Frequently Asked Questions
Q: Will the bank reduce my EMI or tenure when I prepay?
A: Most Indian banks default to reducing your loan tenure (keeping the EMI the same) when you make a prepayment — this is the mathematically superior option as it eliminates more future interest. However, some banks allow you to choose: you can request an EMI reduction while keeping the tenure constant. If you can comfortably manage your current EMI, always opt for tenure reduction. This calculator assumes tenure reduction, which is the standard and more beneficial default.
Q: Is there a penalty for prepaying a home loan?
A: For floating-rate home loans from scheduled commercial banks, the RBI has prohibited prepayment penalties for individual borrowers — so you can prepay freely at no extra cost. Fixed-rate loans are a different story: they typically carry a prepayment charge of 2–3% of the amount prepaid. If your home loan is from an NBFC or Housing Finance Company, verify the terms directly with your lender, as guidelines vary. For personal loans and car loans, penalties of 1–5% are common — factor these into your savings calculation before deciding.
Q: What is the best time in the loan tenure to prepay?

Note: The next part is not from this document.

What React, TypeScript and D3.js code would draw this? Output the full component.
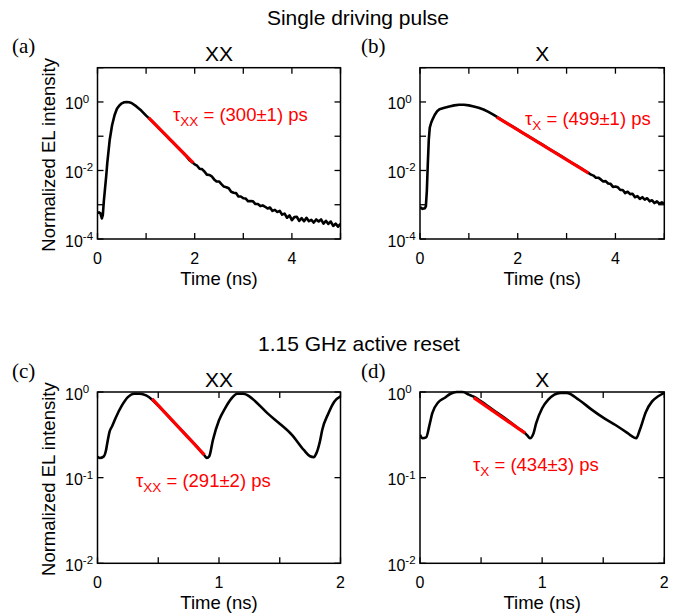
import React from "react";
import * as d3 from "d3";

// ---------- DATA (time in ns, intensity stored as log10 of normalized EL intensity) ----------
const timeA = [0, 0.03, 0.06, 0.09, 0.11, 0.13, 0.15, 0.18, 0.2, 0.25, 0.3, 0.35, 0.4, 0.45, 0.5, 0.55, 0.6, 0.65, 0.7, 0.8, 0.9, 1.0, 1.1, 1.2, 1.3, 1.4, 1.5, 1.6, 1.7, 1.8, 1.9, 2.0,
  2.05, 2.1, 2.15, 2.2, 2.25, 2.3, 2.35, 2.4, 2.45, 2.5, 2.55, 2.6, 2.65, 2.7, 2.75, 2.8, 2.85, 2.9, 2.95, 3.0,
  3.05, 3.1, 3.15, 3.2, 3.25, 3.3, 3.35, 3.4, 3.45, 3.5, 3.55, 3.6, 3.65, 3.7, 3.75, 3.8, 3.85, 3.9, 3.95, 4.0,
  4.05, 4.1, 4.15, 4.2, 4.25, 4.3, 4.35, 4.4, 4.45, 4.5, 4.55, 4.6, 4.65, 4.7, 4.75, 4.8, 4.85, 4.9, 4.95, 5.0];
const logA = [-3.25, -3.22, -3.25, -3.4, -3.3, -2.9, -2.6, -2.15, -1.8, -1.12, -0.68, -0.39, -0.2, -0.1, -0.04, -0.01, 0, -0.01, -0.03, -0.13, -0.25, -0.4, -0.53, -0.67, -0.82, -0.96, -1.11, -1.25, -1.4, -1.54, -1.71, -1.82,
  -1.86, -1.95, -1.96, -2.03, -2.12, -2.13, -2.17, -2.26, -2.32, -2.32, -2.4, -2.47, -2.49, -2.52, -2.62, -2.65, -2.66, -2.76, -2.76, -2.81,
  -2.82, -2.9, -2.89, -2.9, -2.98, -2.98, -3.04, -3.02, -3.06, -3.11, -3.08, -3.18, -3.15, -3.21, -3.18, -3.29, -3.26, -3.38, -3.31, -3.45,
  -3.36, -3.35, -3.47, -3.39, -3.48, -3.38, -3.48, -3.44, -3.52, -3.43, -3.49, -3.43, -3.55, -3.47, -3.56, -3.49, -3.62, -3.55, -3.64, -3.56];

const timeB = [0, 0.05, 0.1, 0.12, 0.14, 0.16, 0.18, 0.2, 0.23, 0.26, 0.3, 0.35, 0.4, 0.45, 0.5, 0.6, 0.7, 0.8, 0.9, 1.0, 1.1, 1.2, 1.3, 1.4, 1.5, 1.6,
  1.7, 1.8, 1.9, 2.0, 2.1, 2.2, 2.3, 2.4, 2.5, 2.6, 2.7, 2.8, 2.9, 3.0, 3.1, 3.2, 3.3, 3.4, 3.5,
  3.55, 3.6, 3.65, 3.7, 3.75, 3.8, 3.85, 3.9, 3.95, 4.0, 4.05, 4.1, 4.15, 4.2, 4.25, 4.3, 4.35, 4.4, 4.45, 4.5, 4.55, 4.6, 4.65, 4.7, 4.75, 4.8, 4.85, 4.9, 4.95, 5.0];
const logB = [-3.07, -3.12, -3.1, -3.05, -2.6, -1.8, -1.1, -0.75, -0.6, -0.5, -0.38, -0.27, -0.21, -0.19, -0.17, -0.13, -0.1, -0.08, -0.08, -0.1, -0.13, -0.17, -0.22, -0.29, -0.37, -0.46,
  -0.55, -0.64, -0.72, -0.81, -0.9, -0.98, -1.07, -1.16, -1.24, -1.33, -1.42, -1.5, -1.59, -1.68, -1.77, -1.85, -1.94, -2.03, -2.12,
  -2.15, -2.21, -2.21, -2.26, -2.32, -2.31, -2.38, -2.39, -2.48, -2.47, -2.49, -2.57, -2.57, -2.66, -2.62, -2.69, -2.68, -2.78, -2.75, -2.83, -2.78, -2.85, -2.81, -2.9, -2.87, -2.95, -2.9, -2.97, -2.93, -2.97];

const timeC = [0, 0.02, 0.05, 0.07, 0.08, 0.1, 0.12, 0.15, 0.2, 0.25, 0.3, 0.35, 0.4, 0.45, 0.5, 0.6, 0.7, 0.8, 0.88, 0.9, 0.92, 0.95, 1.0, 1.05, 1.1, 1.15, 1.2, 1.25, 1.3, 1.4, 1.5, 1.6, 1.7, 1.75, 1.78, 1.8, 1.83, 1.85, 1.9, 1.95, 2.0];
const logC = [-0.755, -0.77, -0.755, -0.68, -0.6, -0.46, -0.4, -0.3, -0.16, -0.06, -0.02, -0.02, -0.04, -0.09, -0.16, -0.31, -0.46, -0.61, -0.74, -0.77, -0.75, -0.56, -0.33, -0.19, -0.08, -0.02, -0.02, -0.05, -0.11, -0.25, -0.37, -0.5, -0.68, -0.75, -0.76, -0.72, -0.58, -0.44, -0.25, -0.11, -0.05];

const timeD = [0, 0.02, 0.05, 0.08, 0.1, 0.15, 0.2, 0.25, 0.3, 0.35, 0.4, 0.44, 0.5, 0.6, 0.7, 0.8, 0.86, 0.88, 0.9, 0.93, 0.95, 1.0, 1.05, 1.1, 1.15, 1.2, 1.3, 1.4, 1.5, 1.6, 1.7, 1.75, 1.77, 1.8, 1.85, 1.9, 1.95, 2.0];
const logD = [-0.5, -0.54, -0.53, -0.37, -0.25, -0.12, -0.07, -0.02, 0, 0, -0.03, -0.055, -0.11, -0.21, -0.31, -0.42, -0.48, -0.51, -0.54, -0.48, -0.37, -0.19, -0.09, -0.03, -0.01, -0.01, -0.09, -0.2, -0.3, -0.385, -0.48, -0.53, -0.54, -0.44, -0.23, -0.11, -0.05, -0.01];

// mono-exponential fits: [start, end] time and log10 intensity
const fitTimeA = [1.05, 1.97];
const fitLogA = [-0.46, -1.78];
const fitTimeB = [1.57, 3.45];
const fitLogB = [-0.44, -2.08];
const fitTimeC = [0.45, 0.88];
const fitLogC = [-0.08, -0.735];
const fitTimeD = [0.44, 0.86];
const fitLogD = [-0.065, -0.48];

const panelLetters = ["(a)", "(b)", "(c)", "(d)"];
const panelTitles = ["XX", "X", "XX", "X"];
const fitSubscripts = ["XX", "X", "XX", "X"];
const fitTexts = [" = (300±1) ps", " = (499±1) ps", " = (291±2) ps", " = (434±3) ps"];
const rowTitles = ["Single driving pulse", "1.15 GHz active reset"];
const xLabel = "Time (ns)";
const yLabel = "Normalized EL intensity";

const FONT = "'Liberation Sans', Arial, Helvetica, sans-serif";
const SERIF = "'Liberation Serif', 'DejaVu Serif', serif";

type PanelCfg = {
  left: number; right: number; top: number; bottom: number;
  xDomain: [number, number]; yDomain: [number, number];
  xTicks: number[]; xTickLabels: number[];
  yTicks: number[]; yTickLabels: number[];
  t: number[]; l: number[]; ft: number[]; fl: number[];
  idx: number; showYLabel: boolean; smooth: boolean;
  annX: number; annY: number; titleY: number; letterY: number; letterX: number;
};

const panels: PanelCfg[] = [
  { left: 97.5, right: 340.5, top: 67.7, bottom: 239, xDomain: [0, 5], yDomain: [1e-4, 10],
    xTicks: [0, 1, 2, 3, 4, 5], xTickLabels: [0, 2, 4], yTicks: [-4, -3, -2, -1, 0, 1], yTickLabels: [-4, -2, 0],
    t: timeA, l: logA, ft: fitTimeA, fl: fitLogA, idx: 0, showYLabel: true, smooth: false, annX: 173, annY: 121, titleY: 61, letterY: 53, letterX: 12 },
  { left: 420, right: 664.3, top: 67.7, bottom: 239, xDomain: [0, 5], yDomain: [1e-4, 10],
    xTicks: [0, 1, 2, 3, 4, 5], xTickLabels: [0, 2, 4], yTicks: [-4, -3, -2, -1, 0, 1], yTickLabels: [-4, -2, 0],
    t: timeB, l: logB, ft: fitTimeB, fl: fitLogB, idx: 1, showYLabel: false, smooth: false, annX: 525, annY: 125, titleY: 61, letterY: 53, letterX: 361 },
  { left: 97.5, right: 340.5, top: 392, bottom: 563.3, xDomain: [0, 2], yDomain: [1e-2, 1],
    xTicks: [0, 0.5, 1, 1.5, 2], xTickLabels: [0, 1, 2], yTicks: [-2, -1, 0], yTickLabels: [-2, -1, 0],
    t: timeC, l: logC, ft: fitTimeC, fl: fitLogC, idx: 2, showYLabel: true, smooth: true, annX: 136, annY: 487, titleY: 387, letterY: 378, letterX: 12 },
  { left: 420, right: 664.3, top: 392, bottom: 563.3, xDomain: [0, 2], yDomain: [1e-2, 1],
    xTicks: [0, 0.5, 1, 1.5, 2], xTickLabels: [0, 1, 2], yTicks: [-2, -1, 0], yTickLabels: [-2, -1, 0],
    t: timeD, l: logD, ft: fitTimeD, fl: fitLogD, idx: 3, showYLabel: false, smooth: true, annX: 473, annY: 471, titleY: 387, letterY: 378, letterX: 361 },
];

const TICK = 6;

function Panel({ p }: { p: PanelCfg }) {
  const x = d3.scaleLinear().domain(p.xDomain).range([p.left, p.right]);
  const y = d3.scaleLog().domain(p.yDomain).range([p.bottom, p.top]);
  const pts: [number, number][] = p.t.map((t, i) => [t, Math.pow(10, p.l[i])]);
  const line = d3.line<[number, number]>().x(d => x(d[0])).y(d => y(d[1]))
    .curve(p.smooth ? d3.curveMonotoneX : d3.curveLinear);
  const fitPts: [number, number][] = p.ft.map((t, i) => [t, Math.pow(10, p.fl[i])]);
  const fitLine = d3.line<[number, number]>().x(d => x(d[0])).y(d => y(d[1]));
  const clipId = `clip-${p.idx}`;
  const cx = (p.left + p.right) / 2;
  const cy = (p.top + p.bottom) / 2;
  return (
    <g>
      <defs>
        <clipPath id={clipId}>
          <rect x={p.left} y={p.top - 2} width={p.right - p.left} height={p.bottom - p.top + 2} />
        </clipPath>
      </defs>
      {p.xTicks.map(v => (
        <g key={`xt${v}`} stroke="#000" strokeWidth={1.3}>
          <line x1={x(v)} x2={x(v)} y1={p.bottom} y2={p.bottom - TICK} />
          <line x1={x(v)} x2={x(v)} y1={p.top} y2={p.top + TICK} />
        </g>
      ))}
      {p.yTicks.map(e => (
        <g key={`yt${e}`} stroke="#000" strokeWidth={1.3}>
          <line x1={p.left} x2={p.left + TICK} y1={y(Math.pow(10, e))} y2={y(Math.pow(10, e))} />
          <line x1={p.right} x2={p.right - TICK} y1={y(Math.pow(10, e))} y2={y(Math.pow(10, e))} />
        </g>
      ))}
      <g clipPath={`url(#${clipId})`}>
        <path d={line(pts) || ""} fill="none" stroke="#000" strokeWidth={2.6} strokeLinejoin="round" />
        <path d={fitLine(fitPts) || ""} fill="none" stroke="#ff0000" strokeWidth={3.2} />
      </g>
      <rect x={p.left} y={p.top} width={p.right - p.left} height={p.bottom - p.top} fill="none" stroke="#000" strokeWidth={1.5} />
      {p.xTickLabels.map(v => (
        <text key={`xl${v}`} x={x(v)} y={p.bottom + 25} textAnchor="middle" fontFamily={FONT} fontSize={16}>{v}</text>
      ))}
      {p.yTickLabels.map(e => (
        <text key={`yl${e}`} x={p.left - 32.5} y={y(Math.pow(10, e)) + 7.5} fontFamily={FONT} fontSize={16}>
          10<tspan dy={-6.5} fontSize={11.5}>{e}</tspan>
        </text>
      ))}
      <text x={cx} y={p.bottom + 45.5} textAnchor="middle" fontFamily={FONT} fontSize={18.5}>{xLabel}</text>
      {p.showYLabel && (
        <text transform={`translate(55,${cy + 1.5}) rotate(-90)`} textAnchor="middle" fontFamily={FONT} fontSize={18.5}>{yLabel}</text>
      )}
      <text x={cx} y={p.titleY} textAnchor="middle" fontFamily={FONT} fontSize={21}>{panelTitles[p.idx]}</text>
      <text x={p.letterX} y={p.letterY} fontFamily={SERIF} fontSize={21}>{panelLetters[p.idx]}</text>
      <text x={p.annX} y={p.annY} fontFamily={FONT} fontSize={18.5} fill="#ff0000">
        τ<tspan dy={5} fontSize={13.5}>{fitSubscripts[p.idx]}</tspan><tspan dy={-5}>{fitTexts[p.idx]}</tspan>
      </text>
    </g>
  );
}

export default function App() {
  return (
    <svg width={677} height={615} style={{ position: "absolute", left: 0, top: 0, background: "#fff" }}>
      <rect x={0} y={0} width={677} height={615} fill="#fff" />
      <text x={358} y={25} textAnchor="middle" fontFamily={FONT} fontSize={21}>{rowTitles[0]}</text>
      <text x={359} y={351} textAnchor="middle" fontFamily={FONT} fontSize={21}>{rowTitles[1]}</text>
      {panels.map(p => <Panel key={p.idx} p={p} />)}
    </svg>
  );
}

A: The earlier, the better — this is the single most important principle of loan prepayment. In the first few years of a long-tenure loan, interest constitutes 70–80% of each EMI because it is calculated on a high outstanding balance. A prepayment made in year 1 or 2 eliminates interest on that principal for the remaining 18–19 years, multiplying the savings dramatically. As the tenure progresses, the outstanding balance naturally falls and the remaining period shortens, so the same prepayment amount produces diminishing but still worthwhile returns. The rule of thumb: if your loan interest rate exceeds your post-tax investment return, prepay immediately with any surplus.
Q: Should I prepay my loan or invest the extra money?
A: This is a classic personal finance question with a mathematical answer: compare your loan interest rate against your expected post-tax investment return. If your home loan is at 8.5% and your safest investment (FD or debt fund) returns 6.5–7% post-tax, prepayment wins. If you expect equity mutual fund returns of 12% over 10+ years, investing may build more wealth — but equity returns are uncertain while your loan interest rate is fixed. A balanced approach works best for most people: maintain an emergency fund and invest enough to capture tax-saving benefits (ELSS, NPS), then direct any remaining surplus toward loan prepayment. This reduces financial risk while still participating in long-term wealth creation.
Last updated: June 2026 · Assumes prepayment reduces loan tenure · Floating-rate home loan RBI guidelines as of 2026 · For informational purposes only.